## INFORMATION PROVIDED:

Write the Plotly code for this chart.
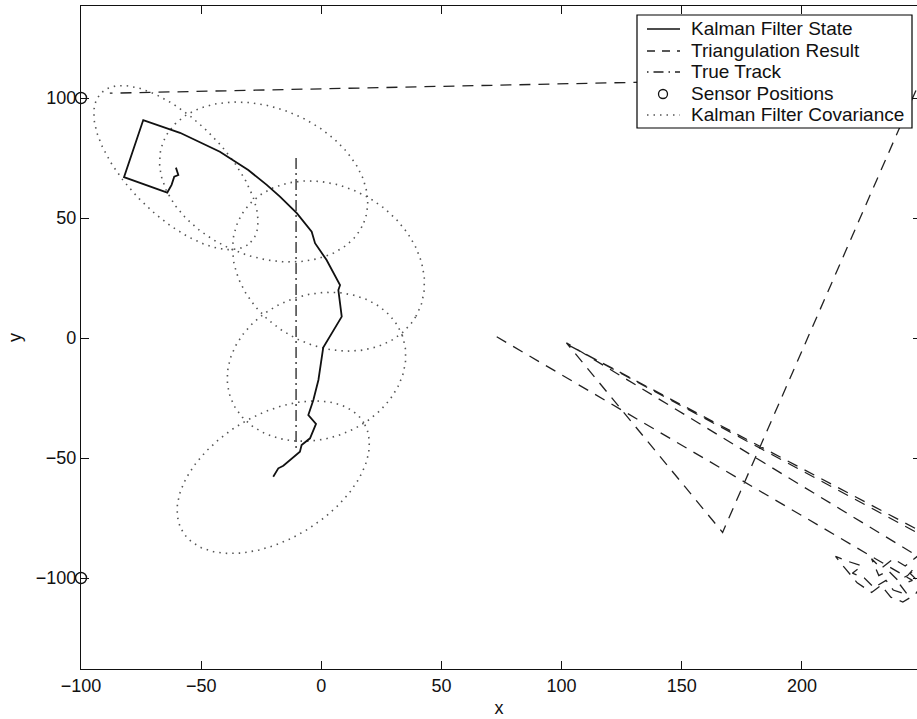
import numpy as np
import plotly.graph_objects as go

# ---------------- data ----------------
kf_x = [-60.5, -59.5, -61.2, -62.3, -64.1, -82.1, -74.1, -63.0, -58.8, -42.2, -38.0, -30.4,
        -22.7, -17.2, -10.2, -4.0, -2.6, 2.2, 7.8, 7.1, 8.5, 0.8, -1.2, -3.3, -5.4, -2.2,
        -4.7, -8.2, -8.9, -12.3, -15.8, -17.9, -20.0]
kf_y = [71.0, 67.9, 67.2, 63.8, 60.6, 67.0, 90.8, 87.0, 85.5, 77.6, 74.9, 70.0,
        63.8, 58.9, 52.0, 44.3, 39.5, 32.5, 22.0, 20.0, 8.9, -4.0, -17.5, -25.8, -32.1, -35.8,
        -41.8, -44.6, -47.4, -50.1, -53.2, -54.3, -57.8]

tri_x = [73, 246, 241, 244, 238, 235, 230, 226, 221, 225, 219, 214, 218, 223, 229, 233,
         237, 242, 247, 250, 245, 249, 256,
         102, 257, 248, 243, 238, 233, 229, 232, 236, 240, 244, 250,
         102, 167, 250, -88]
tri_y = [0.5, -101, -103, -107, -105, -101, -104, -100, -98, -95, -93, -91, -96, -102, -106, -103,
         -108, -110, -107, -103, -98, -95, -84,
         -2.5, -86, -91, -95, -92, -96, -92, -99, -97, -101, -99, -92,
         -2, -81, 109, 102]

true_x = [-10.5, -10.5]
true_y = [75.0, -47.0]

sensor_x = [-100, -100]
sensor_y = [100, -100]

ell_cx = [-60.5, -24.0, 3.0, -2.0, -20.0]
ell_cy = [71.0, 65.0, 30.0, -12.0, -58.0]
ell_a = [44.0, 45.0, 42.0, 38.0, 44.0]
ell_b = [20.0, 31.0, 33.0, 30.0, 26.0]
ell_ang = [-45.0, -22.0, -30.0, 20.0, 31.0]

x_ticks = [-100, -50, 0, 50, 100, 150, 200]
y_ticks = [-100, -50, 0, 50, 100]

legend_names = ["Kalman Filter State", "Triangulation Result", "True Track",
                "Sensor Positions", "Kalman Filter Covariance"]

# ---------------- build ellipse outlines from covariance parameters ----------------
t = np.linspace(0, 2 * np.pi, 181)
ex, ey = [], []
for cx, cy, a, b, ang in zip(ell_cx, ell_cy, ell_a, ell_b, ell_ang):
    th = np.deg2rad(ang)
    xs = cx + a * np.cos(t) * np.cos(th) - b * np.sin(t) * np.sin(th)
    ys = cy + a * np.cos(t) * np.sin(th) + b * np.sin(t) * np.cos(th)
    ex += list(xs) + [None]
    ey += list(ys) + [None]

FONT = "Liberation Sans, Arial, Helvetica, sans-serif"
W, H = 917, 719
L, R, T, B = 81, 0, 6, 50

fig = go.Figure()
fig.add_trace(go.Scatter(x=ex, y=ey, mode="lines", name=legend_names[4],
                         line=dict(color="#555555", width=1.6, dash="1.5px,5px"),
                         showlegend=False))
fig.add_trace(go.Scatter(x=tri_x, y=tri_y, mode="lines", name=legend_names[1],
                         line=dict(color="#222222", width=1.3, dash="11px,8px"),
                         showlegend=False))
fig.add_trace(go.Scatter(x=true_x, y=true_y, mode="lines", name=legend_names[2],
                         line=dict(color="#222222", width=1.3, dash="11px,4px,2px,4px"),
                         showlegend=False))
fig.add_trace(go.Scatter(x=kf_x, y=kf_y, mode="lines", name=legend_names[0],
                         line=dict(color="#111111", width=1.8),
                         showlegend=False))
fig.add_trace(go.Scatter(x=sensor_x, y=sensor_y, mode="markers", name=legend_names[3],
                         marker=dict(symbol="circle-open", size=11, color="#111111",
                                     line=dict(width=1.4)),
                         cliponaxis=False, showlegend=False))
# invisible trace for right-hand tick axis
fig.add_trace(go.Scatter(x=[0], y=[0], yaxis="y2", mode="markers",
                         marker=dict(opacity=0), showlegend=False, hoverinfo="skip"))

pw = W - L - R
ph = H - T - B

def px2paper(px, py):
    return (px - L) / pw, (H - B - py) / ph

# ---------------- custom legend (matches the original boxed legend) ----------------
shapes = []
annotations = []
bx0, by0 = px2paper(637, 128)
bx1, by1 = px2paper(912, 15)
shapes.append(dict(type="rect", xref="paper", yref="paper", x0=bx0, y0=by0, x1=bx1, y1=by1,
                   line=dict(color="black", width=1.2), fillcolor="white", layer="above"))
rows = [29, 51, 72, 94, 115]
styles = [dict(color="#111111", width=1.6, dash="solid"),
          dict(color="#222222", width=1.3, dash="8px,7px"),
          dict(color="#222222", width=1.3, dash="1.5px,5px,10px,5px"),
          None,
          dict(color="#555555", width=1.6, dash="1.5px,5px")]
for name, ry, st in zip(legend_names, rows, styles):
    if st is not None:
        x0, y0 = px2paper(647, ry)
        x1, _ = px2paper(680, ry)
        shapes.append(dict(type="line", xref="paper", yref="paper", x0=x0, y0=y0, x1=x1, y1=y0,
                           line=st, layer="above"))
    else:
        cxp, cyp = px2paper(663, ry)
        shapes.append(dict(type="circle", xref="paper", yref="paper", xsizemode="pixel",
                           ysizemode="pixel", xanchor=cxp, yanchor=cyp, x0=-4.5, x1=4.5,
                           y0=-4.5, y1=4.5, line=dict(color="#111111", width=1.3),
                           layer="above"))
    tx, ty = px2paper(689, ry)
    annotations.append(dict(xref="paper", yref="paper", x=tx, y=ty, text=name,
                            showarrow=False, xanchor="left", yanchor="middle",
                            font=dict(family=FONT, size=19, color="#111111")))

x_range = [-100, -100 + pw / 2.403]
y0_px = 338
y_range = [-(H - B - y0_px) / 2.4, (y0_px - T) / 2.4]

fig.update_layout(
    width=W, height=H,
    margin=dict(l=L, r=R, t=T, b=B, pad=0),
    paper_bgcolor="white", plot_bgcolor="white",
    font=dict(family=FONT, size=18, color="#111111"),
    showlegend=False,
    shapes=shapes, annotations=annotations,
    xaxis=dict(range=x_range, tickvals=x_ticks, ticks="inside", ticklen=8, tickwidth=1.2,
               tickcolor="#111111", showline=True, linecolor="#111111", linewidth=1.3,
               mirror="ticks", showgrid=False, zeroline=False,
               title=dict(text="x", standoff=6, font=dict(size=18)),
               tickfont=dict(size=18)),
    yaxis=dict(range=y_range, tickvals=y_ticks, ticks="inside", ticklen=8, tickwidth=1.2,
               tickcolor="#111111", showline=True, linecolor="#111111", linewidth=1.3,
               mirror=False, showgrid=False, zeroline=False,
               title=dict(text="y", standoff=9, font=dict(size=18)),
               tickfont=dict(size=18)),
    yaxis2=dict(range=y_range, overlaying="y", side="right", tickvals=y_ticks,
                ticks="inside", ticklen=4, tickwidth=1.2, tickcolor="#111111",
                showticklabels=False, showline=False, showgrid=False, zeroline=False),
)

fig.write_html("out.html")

## EXERCISE INSTRUCTIONS:
Only the lines from the top of the data through the line with "import plotly.graph_objects as go" should be quoted, exactly and with both ends kept; skip the pictures.

## RESULT:
Write the Plotly code for this chart.
import numpy as np
import plotly.graph_objects as go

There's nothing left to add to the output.